At the beginning of this month, Dodge hosted an all-out SRT assault with its three-pronged horsemen – the Challenger, Charger, and Durango. With a total of 2,314 horsepower coming out of these muscles, there's only one way to describe them: fast.
But there's one criticism that the company couldn't, err, dodge – that Dodge cars are only fast on straight-line races. Apparently, this is a conscious effort from the brand, at least according to Tim Kuniskis, head of FCA Passenger Cars.

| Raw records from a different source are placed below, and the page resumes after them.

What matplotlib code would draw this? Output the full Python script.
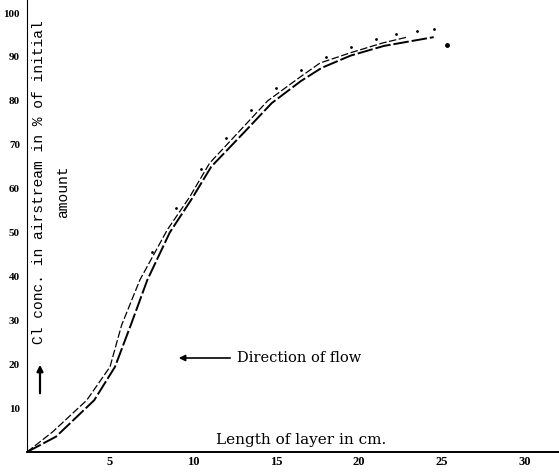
import numpy as np
import matplotlib
matplotlib.use("Agg")
import matplotlib.pyplot as plt

# Cl-Konzentration im Luftstrom entlang der Schicht
x_upper = [0, 0.31, 0.72, 1.0, 1.14, 1.36, 1.69, 1.96, 2.2, 2.57, 2.9, 3.29, 3.53, 3.89, 4.29, 4.58]
y_upper = [0, 4.6, 11.8, 19.4, 28.9, 39.2, 50.6, 58.1, 65.8, 73.3, 80.0, 85.4, 88.6, 90.9, 93.2, 94.5]

x_lower = [0, 0.35, 0.81, 1.06, 1.25, 1.45, 1.72, 1.98, 2.22, 2.6, 2.95, 3.3, 3.55, 3.9, 4.3, 4.6, 4.9]
y_lower = [0, 3.5, 11.8, 19.4, 28.9, 39.2, 50.0, 57.5, 65.0, 72.5, 79.5, 84.5, 87.5, 90.3, 92.5, 93.5, 94.5]

# verstreute Punkte über der Kurve
x_dots = [1.5, 1.8, 2.1, 2.4, 2.7, 3.0, 3.3, 3.6, 3.9, 4.2, 4.45, 4.7, 4.9]
y_dots = [45.5, 55.5, 64.5, 71.5, 78.0, 83.0, 87.0, 90.0, 92.2, 94.0, 95.2, 96.0, 96.4]

x_end = [5.06]
y_end = [92.7]

x_ticks = [1, 2, 3, 4, 5, 6]
x_ticklabels = ["5", "10", "15", "20", "25", "30"]
y_ticks = [10, 20, 30, 40, 50, 60, 70, 80, 90, 100]
y_ticklabels = ["10", "20", "30", "40", "50", "60", "70", "80", "90", "100"]

fig = plt.figure(figsize=(5.59, 4.72), dpi=100)
ax = fig.add_axes([27/559, 20/472, 532/559, 452/472])
ax.set_xlim(0, 532/83)
ax.set_ylim(0, 452/4.39)

ax.plot(x_upper, y_upper, color="black", lw=0.9, ls=(0, (6, 2)))
ax.plot(x_lower, y_lower, color="black", lw=1.4, ls=(0, (8, 1.5)))
ax.plot(x_dots, y_dots, color="black", lw=0, marker=".", ms=2)
ax.plot(x_end, y_end, color="black", lw=0, marker="o", ms=2.5)

for s in ["top", "right"]:
    ax.spines[s].set_visible(False)
ax.spines["left"].set_linestyle((0, (4, 1, 1, 1)))
ax.spines["left"].set_linewidth(0.8)
ax.spines["bottom"].set_linewidth(1.4)

ax.set_xticks(x_ticks)
ax.set_xticklabels(x_ticklabels, fontfamily="Liberation Serif",
                   fontweight="bold", fontsize=9)
ax.set_yticks(y_ticks)
ax.set_yticklabels(y_ticklabels, fontfamily="Liberation Serif",
                   fontweight="bold", fontsize=8)
ax.tick_params(axis="x", length=0, pad=3)
ax.tick_params(axis="y", length=0, pad=5)

def px(x, y):
    # Pixel -> Datenkoordinaten
    return (x - 27) / 83, (452 - y) / 4.39

ax.text(*px(39, 182), "Cl conc. in airstream in % of initial",
        rotation=90, ha="center", va="center", fontsize=10.5,
        fontfamily="Liberation Mono")
ax.text(*px(63, 192), "amount",
        rotation=90, ha="center", va="center", fontsize=10.5,
        fontfamily="Liberation Mono")

ax.annotate("", xy=px(40, 362), xytext=px(40, 396),
            arrowprops=dict(arrowstyle="-|>", color="black", lw=1.6,
                            mutation_scale=9))
ax.annotate("", xy=px(176, 358), xytext=px(233, 358),
            arrowprops=dict(arrowstyle="-|>", color="black", lw=1.2,
                            mutation_scale=9))
ax.text(*px(237, 358), "Direction of flow", ha="left", va="center",
        fontsize=10.5, fontfamily="DejaVu Serif")
ax.text(*px(301, 440), "Length of layer in cm.", ha="center", va="center",
        fontsize=11, fontfamily="DejaVu Serif")

fig.savefig("out.png", dpi=100)
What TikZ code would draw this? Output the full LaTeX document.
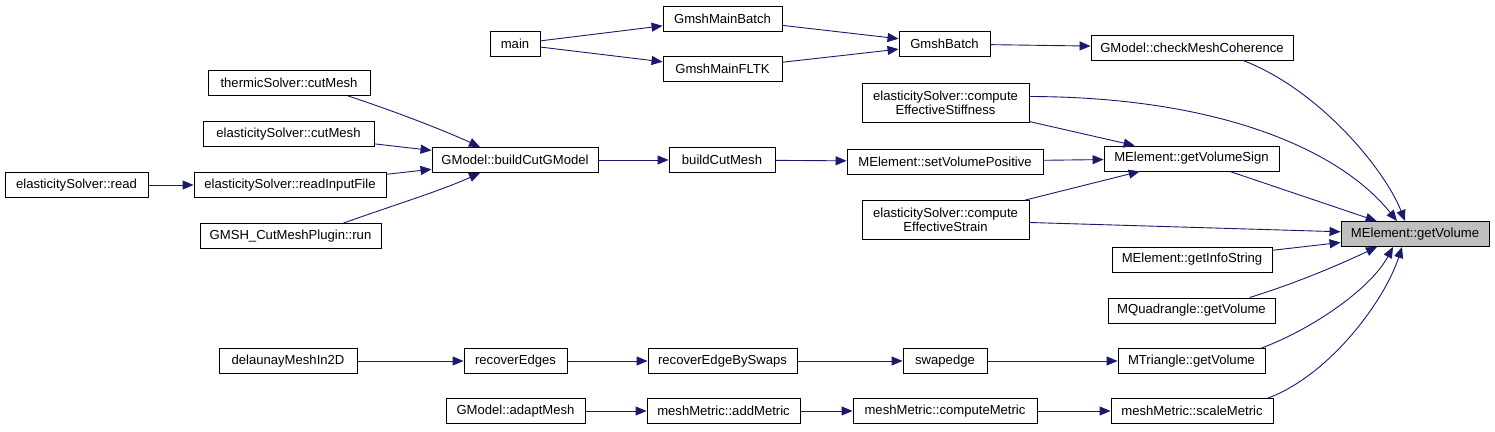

Gallery: 2020 Dodge Challenger SRT Super Stock
In an interview with Muscle Cars & Trucks, Kuniskis confirmed that Dodge vehicle variants are largely based on power, rather than what the cars can offer in terms of cabin appointments. He went on to say that focusing on just straight-line speed is what Dodge's customers want.
"What our customers want and the reason we went into the (drag racing) space is because seven times the amount of customers ‘identify’ with drag racing, compared to road course racing ... It doesn’t mean they’ve ever been to a drag strip in their life. And it’s not because they’ve even been in a fast car. It’s because they’ve all been at a stop light, and all tried to race their buddy next to them," Kuniskis said in the interview.
Kuniskis also explained why Dodge cars look relatively the same regardless of their price tags. Inclusivity is the key, and he wants people to be part of the Dodge family whether you bought a 30-grand Challenger or a 90-grand Redeye.
"I want you to mistake a $30,000 Challenger for a $90,000 Redeye… you don’t only have a Hemi 5.7, you have a Challenger. You are part of this team," Kuniskis added in his Muscle Cars & Trucks interview.
Yes, it's pretty deliberate, but that isn't entirely a bad thing. Depends on your level of thinking, really.